DIREITOS ASSEGURADOS PELA PEC

Entram em vigor imediatamente: • salário mínimo • jornada regulamentar diária de até 8 horas e semanal de 44 horas • hora extra de 50% sobre a hora normal • redução dos riscos de trabalho • proibição de diferença de salário, função e critério de admissão devido a sexo, idade, cor, estado civil e deficiência • proibição de trabalho noturno, perigoso ou insalubre para menor de 18 anos

Precisam de regulamentação: • reconhecimento de convenções e acordos coletivos de trabalho • assistência gratuita a filhos de até 6 anos em creches e pré-escolas • Seguro-desemprego • FGTS obrigatório e multa de 40% sobre o saldo do Fundo nas demissões sem justa causa • adicional noturno (20% sobre a hora normal) • salário-família • seguro contra acidente de trabalho • seguro-desemprego

PRINCIPAIS DÚVIDAS

HORAS NÃO TRABALHADAS AO SÁBADO PODEM SER COMPENSADAS NA SEMANA?

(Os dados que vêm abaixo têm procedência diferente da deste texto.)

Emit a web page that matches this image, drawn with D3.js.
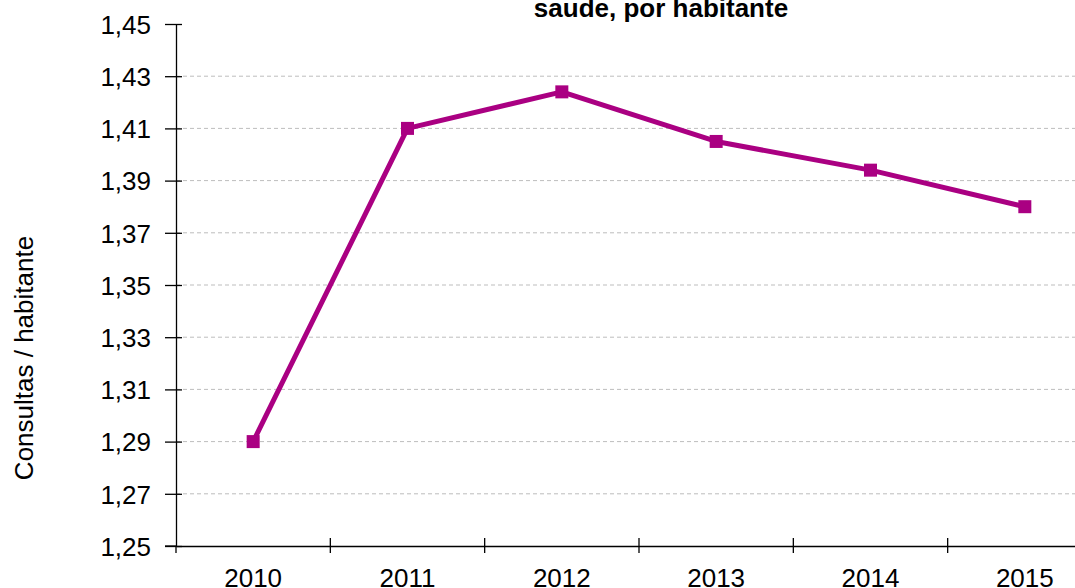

Sim, os especialistas acreditam que pode ser ser feito um acordo para compensação das horas de quem não trabalha o sábado. O ideal é que o acordo seja feito por escrito, porque em caso de problema, fica mais fácil provar o que foi combinado.

EXISTE UM LIMITE MÁXIMO DE HORAS EXTRAS?

Em casos excepcionais não, mas quando se trata de horas extras habituais, a CLT determina que sejam no máximo duas horas extras diárias. Por isso, a orientação para esse tipo de acordo que a jornada diária não passe de 10 horas, período que já inclua as horas extras e as horas compensadas dos sábado, por exemplo.

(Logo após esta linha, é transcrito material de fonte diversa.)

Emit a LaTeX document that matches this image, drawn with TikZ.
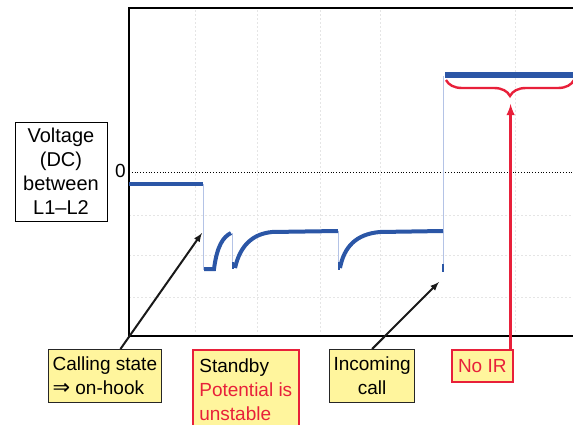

POSSO COMBINAR HORAS EXTRAS QUE SERÃO FEITAS TODOS OS DIAS?

Sim, são as chamadas horas extras habituais. Mas essa combinação deve estar registrada em acordo escrito e o recibo de pagamento deve discriminar separadamente, o valor do salário e a parcela das horas extras.

PRECISO PAGAR INSS SOBRE AS HORAS EXTRAS?

Sim, as horas extras entram na conta na hora de calcular o INSS , o FGTS e as férias, o adicional de férias e 13º salário. No caso desses últimos, o cálculo será baseado na média de horas extras feitas durante o ano

COMO VOU CONTROLAR A JORNADA DA MINHA EMPREGADA?

A maioria dos especialistas aconselha que seja usado um livro de ponto, onde o empregado assine os horários de entrada, saída e intervalos

POSSO FAZER CONTRATO DE EXPERIÊNCIA DE DOMÉSTICA?

Pode e, após a nova legislação, deve. Esse contrato precisa ser feito por escrito, terá duração máxima de 90 dias e não dispensa o registro em carteira. A diferença é que, em caso de demissão, não é preciso pagar o aviso-prévio e nem a mult a de 40% sobre o saldo do FGTS.